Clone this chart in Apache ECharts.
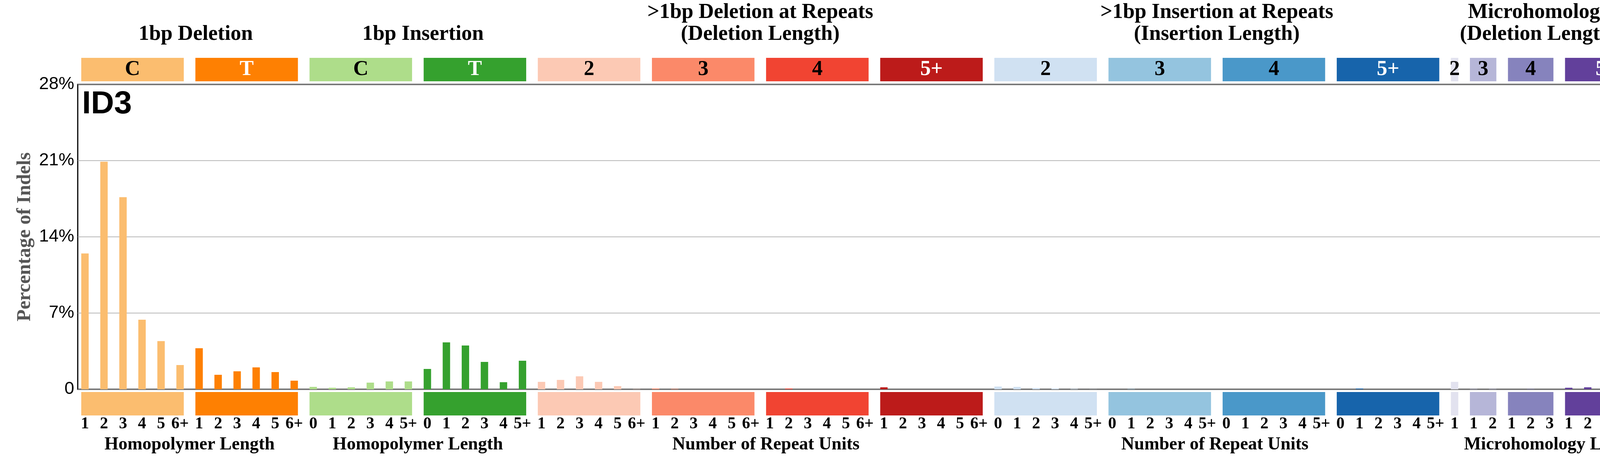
<!DOCTYPE html>
<html>
<head>
<meta charset="utf-8">
<script src="https://cdn.jsdelivr.net/npm/echarts@6/dist/echarts.min.js"></script>
<style>
html, body { margin: 0; padding: 0; background: #fff; }
#main { width: 4393px; height: 1200px; }
</style>
</head>
<body>
<div id="main"></div>
<script>
// ID3 indel profile, percent of indels per channel
var del1C = [12.47, 20.90, 17.64, 6.39, 4.42, 2.23];
var del1T = [3.77, 1.33, 1.65, 2.01, 1.58, 0.79];
var ins1C = [0.22, 0.14, 0.18, 0.61, 0.72, 0.72];
var ins1T = [1.87, 4.31, 4.02, 2.51, 0.65, 2.62];
var delRep2 = [0.68, 0.86, 1.19, 0.68, 0.29, 0.02];
var delRep3 = [0.07, 0.04, 0, 0, 0, 0];
var delRep4 = [0, 0.07, 0, 0, 0, 0];
var delRep5 = [0.18, 0, 0, 0, 0, 0];
var insRep2 = [0.25, 0.22, 0.11, 0.07, 0.04, 0.01];
var insRep3 = [0, 0.03, 0, 0, 0, 0];
var insRep4 = [0, 0, 0, 0, 0, 0];
var insRep5 = [0, 0.07, 0, 0, 0, 0];
var mh2 = [0.68];
var mh3 = [0.03, 0.03];
var mh4 = [0, 0.03, 0];
var mh5 = [0.14, 0.18, 0.07, 0.07, 0.04];

// tick labels
var hpDelTicks = ['1', '2', '3', '4', '5', '6+'];
var hpInsTicks = ['0', '1', '2', '3', '4', '5+'];
var mh2Ticks = ['1'];
var mh3Ticks = ['1', '2'];
var mh4Ticks = ['1', '2', '3'];
var mh5Ticks = ['1', '2', '3', '4', '5+'];
var yTicks = [0, 7, 14, 21, 28];

var subLabels = ['C', 'T', 'C', 'T', '2', '3', '4', '5+', '2', '3', '4', '5+', '2', '3', '4', '5+'];
var subValues = [del1C, del1T, ins1C, ins1T, delRep2, delRep3, delRep4, delRep5,
                 insRep2, insRep3, insRep4, insRep5, mh2, mh3, mh4, mh5];
var subTicks = [hpDelTicks, hpDelTicks, hpInsTicks, hpInsTicks,
                hpDelTicks, hpDelTicks, hpDelTicks, hpDelTicks,
                hpInsTicks, hpInsTicks, hpInsTicks, hpInsTicks,
                mh2Ticks, mh3Ticks, mh4Ticks, mh5Ticks];

var sectionTitles = ['1bp Deletion', '1bp Insertion', '>1bp Deletion at Repeats\n(Deletion Length)',
                     '>1bp Insertion at Repeats\n(Insertion Length)', 'Microhomology\n(Deletion Length)'];
var sectionAxisNames = ['Homopolymer Length', 'Homopolymer Length', 'Number of Repeat Units',
                        'Number of Repeat Units', 'Microhomology Length'];
var sectionSizes = [2, 2, 4, 4, 4];

// styles
var subColors = ['#FBBD6F', '#FE8002', '#AEDD8A', '#35A12E',
                 '#FCC9B4', '#FB8969', '#F14432', '#BC1B1A',
                 '#D0E1F2', '#94C4DF', '#4A98C9', '#1764AB',
                 '#E2E2EF', '#B6B6D8', '#8683BD', '#62409B'];
var subTextColors = ['#000', '#fff', '#000', '#fff',
                     '#000', '#000', '#000', '#fff',
                     '#000', '#000', '#000', '#fff',
                     '#000', '#000', '#000', '#fff'];
// small nudges of the section texts, in channel widths
var titleShift = [0.32, 0.27, 0, 0, -0.55];
var axisNameShift = [0, 0, 0.3, -0.1, 0.25];
var SERIF = '"Liberation Serif", "Times New Roman", serif';
var SANS = '"Liberation Sans", Arial, sans-serif';

// flatten
var channels = [];
var groups = [];
subValues.forEach(function (vals, g) {
    var start = channels.length;
    vals.forEach(function (v, j) {
        channels.push({ x: channels.length, v: v, color: subColors[g], tick: subTicks[g][j] });
    });
    groups.push({ start: start, end: channels.length - 1, label: subLabels[g],
                  color: subColors[g], textColor: subTextColors[g] });
});
var sections = [];
var gi = 0;
sectionSizes.forEach(function (n, s) {
    sections.push({ start: groups[gi].start, end: groups[gi + n - 1].end,
                    title: sectionTitles[s], axisName: sectionAxisNames[s] });
    gi += n;
});

var GRID = { left: 199, top: 216, width: 4040, height: 780 };
var X_MIN = -0.38, X_MAX = channels.length - 1 + 0.58;
var SLOT = GRID.width / (X_MAX - X_MIN);
var BAR_W = SLOT * 0.39;

var chart = echarts.init(document.getElementById('main'));
var option = {
    animation: false,
    backgroundColor: '#fff',
    grid: { left: GRID.left, top: GRID.top, width: GRID.width, height: GRID.height,
            show: true, borderColor: '#000', borderWidth: 3, backgroundColor: 'transparent' },
    xAxis: {
        type: 'value', min: X_MIN, max: X_MAX,
        axisLine: { show: false }, axisTick: { show: false },
        axisLabel: { show: false }, splitLine: { show: false }
    },
    yAxis: {
        type: 'value', min: yTicks[0], max: yTicks[yTicks.length - 1], interval: 7,
        name: 'Percentage of Indels', nameLocation: 'middle', nameGap: 100,
        nameTextStyle: { fontFamily: SERIF, fontWeight: 'bold', fontSize: 50, color: '#555' },
        axisLine: { show: false }, axisTick: { show: false },
        axisLabel: {
            fontFamily: SANS, fontSize: 45, color: '#000', margin: 9,
            formatter: function (v) { return v === 0 ? '0' : v + '%'; }
        },
        splitLine: { lineStyle: { color: '#a0a0a0', width: 1.5 } }
    },
    graphic: [{
        type: 'text', left: 210, top: 226, z: 10,
        style: { text: 'ID3', fontFamily: SANS, fontWeight: 'bold', fontSize: 82, fill: '#000' }
    }],
    series: [
        {
            type: 'bar', barWidth: BAR_W, silent: true,
            data: channels.map(function (c) {
                return { value: [c.x, c.v], itemStyle: { color: c.color } };
            })
        },
        {
            // coloured group boxes above and below the plot
            type: 'custom', clip: false, silent: true,
            data: groups.map(function (g) { return [g.start, 0, g.end]; }),
            encode: { x: 0, y: 1 },
            renderItem: function (params, api) {
                var g = groups[params.dataIndex];
                var cs = params.coordSys;
                var x0 = api.coord([g.start, 0])[0] - BAR_W / 2;
                var x1 = api.coord([g.end, 0])[0] + BAR_W / 2;
                var top = cs.y, bottom = cs.y + cs.height;
                return { type: 'group', children: [
                    { type: 'rect', shape: { x: x0, y: top - 68, width: x1 - x0, height: 60 },
                      style: { fill: g.color } },
                    { type: 'rect', shape: { x: x0, y: bottom + 7, width: x1 - x0, height: 60 },
                      style: { fill: g.color } },
                    { type: 'text', style: { text: g.label, x: (x0 + x1) / 2, y: top - 38,
                      textAlign: 'center', textVerticalAlign: 'middle',
                      fontFamily: SERIF, fontWeight: 'bold', fontSize: 54, fill: g.textColor } }
                ] };
            }
        },
        {
            // channel tick labels
            type: 'custom', clip: false, silent: true,
            data: channels.map(function (c) { return [c.x, 0]; }),
            encode: { x: 0, y: 1 },
            renderItem: function (params, api) {
                var c = channels[params.dataIndex];
                var cs = params.coordSys;
                return { type: 'text', style: { text: c.tick, x: api.coord([c.x, 0])[0],
                    y: cs.y + cs.height + 89, textAlign: 'center', textVerticalAlign: 'middle',
                    fontFamily: SERIF, fontWeight: 'bold', fontSize: 42, fill: '#000' } };
            }
        },
        {
            // section titles and axis names
            type: 'custom', clip: false, silent: true,
            data: sections.map(function (s) { return [s.start, 0, s.end]; }),
            encode: { x: 0, y: 1 },
            renderItem: function (params, api) {
                var i = params.dataIndex;
                var s = sections[i];
                var cs = params.coordSys;
                var cx = (api.coord([s.start, 0])[0] + api.coord([s.end, 0])[0]) / 2;
                var lines = s.title.split('\n');
                var kids = lines.map(function (t, k) {
                    return { type: 'text', style: { text: t, x: cx + titleShift[i] * SLOT,
                        y: cs.y - 128 - 56 * (lines.length - 1 - k),
                        textAlign: 'center', textVerticalAlign: 'middle',
                        fontFamily: SERIF, fontWeight: 'bold', fontSize: 54, fill: '#000' } };
                });
                kids.push({ type: 'text', style: { text: s.axisName, x: cx + axisNameShift[i] * SLOT,
                    y: cs.y + cs.height + 142, textAlign: 'center', textVerticalAlign: 'middle',
                    fontFamily: SERIF, fontWeight: 'bold', fontSize: 46, fill: '#000' } });
                return { type: 'group', children: kids };
            }
        }
    ]
};
chart.setOption(option);
</script>
</body>
</html>
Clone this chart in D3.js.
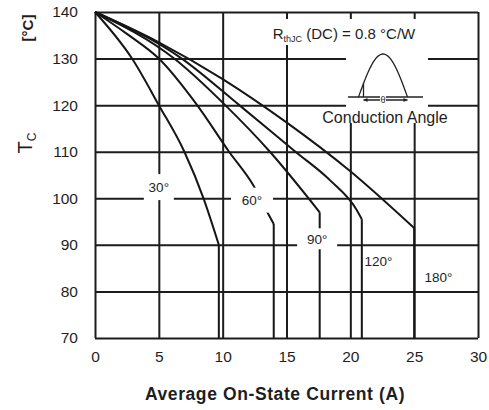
■ ■ ■ ■
▸ WHAT IS NEEDED: Copy all lines from the data that hold the word "Clone".

▸ ANSWER BELOW:
Clone this chart in Apache ECharts.
Clone this chart in D3.js.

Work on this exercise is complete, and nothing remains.